最近のRedmineの動向としては、次のメジャーバージョン1.3.0がいつリリースされるのか、という点だろう。
1.3.0のチケットは全て完了していて、リポジトリにも1.3.0-stableのブランチが作られているから、即リリースしてもおかしくはない。

1.3.0 - Redmine

@haru_iidaさんの記事によれば、1.3.0では、PDF出力やREST APIの強化、Wikiやリポジトリブラウザの改善などが含まれているらしい。

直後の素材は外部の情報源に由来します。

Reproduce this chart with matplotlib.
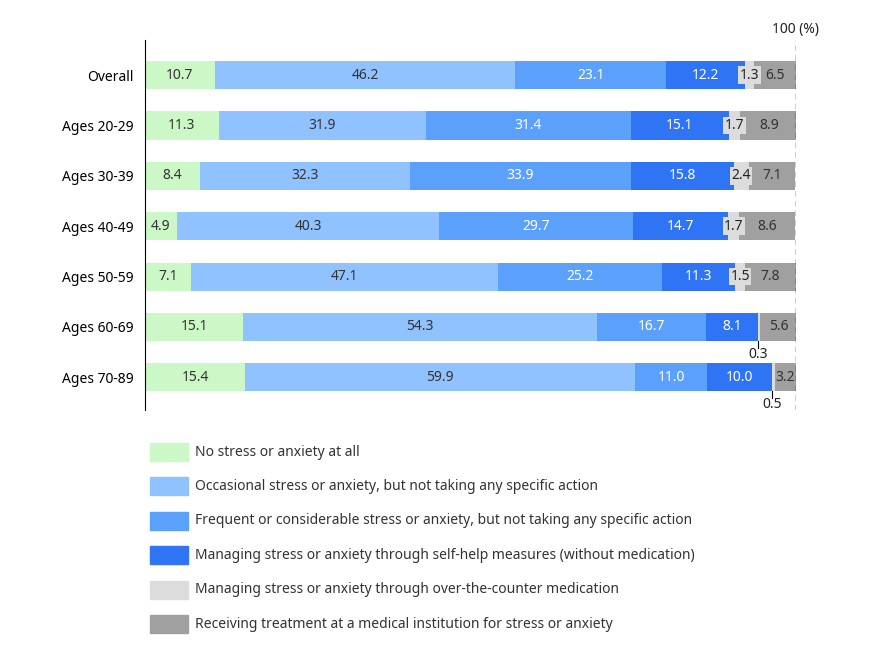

@naitohさんの力作であるPDF出力は、マネージャ向けにアピールできるウリになるから重要な改善だと思う。
マネージャも顧客と同じく、帳票という紙にとてもこだわる人種だから。

Redmine導入はERP導入に似ている #tidd: プログラマの思索

また、REST APIが使い物になるならば、スマートフォンや携帯など各種デバイスからRedmineへアクセスして情報を取得するのが容易になる利点がある。
つまり、REST APIの機能強化によって、他サブシステムや多種多様なクライアントとの連携がやりやすくなるので、例えばiPhoneやAndroidアプリの開発も促進されるだろうし、それによってRedmineの使い勝手も上がるだろう。

Redmineプラグインあれこれメモ: プログラマの思索

SOAPからRESTへ: プログラマの思索

RedmineのRESTful APIを使う: プログラマの思索

一番興味を惹いたのは、リポジトリブラウザのリビジョングラフ表示機能だ。
この機能はGitやMercurialで、コードラインの変遷を1本の線として表示する機能。
TortoiseHgでは既に実装済みの機能であり、複数の開発者のパッチがいつtrunkへマージされていったのか、がとても分かりやすくなる。

git-flow による構成管理とRedmineの関係: プログラマの思索でも書いたが、最近は分散バージョン管理ツールを駆使すれば、並行開発がとてもやりやすくなってきた事情がある。
例えば、複数の案件が同時並行で開発されていて、それらの新機能がmasterへ随時反映されていく並行開発の場合、リビジョングラフ表示があれば、生物の系統図のようにシステムがどのように進化していっているのか、がよく分かる。

Redmineがコミュニティをバックグラウンドとして、どんどん機能改善していくのはとても頼もしいと思う。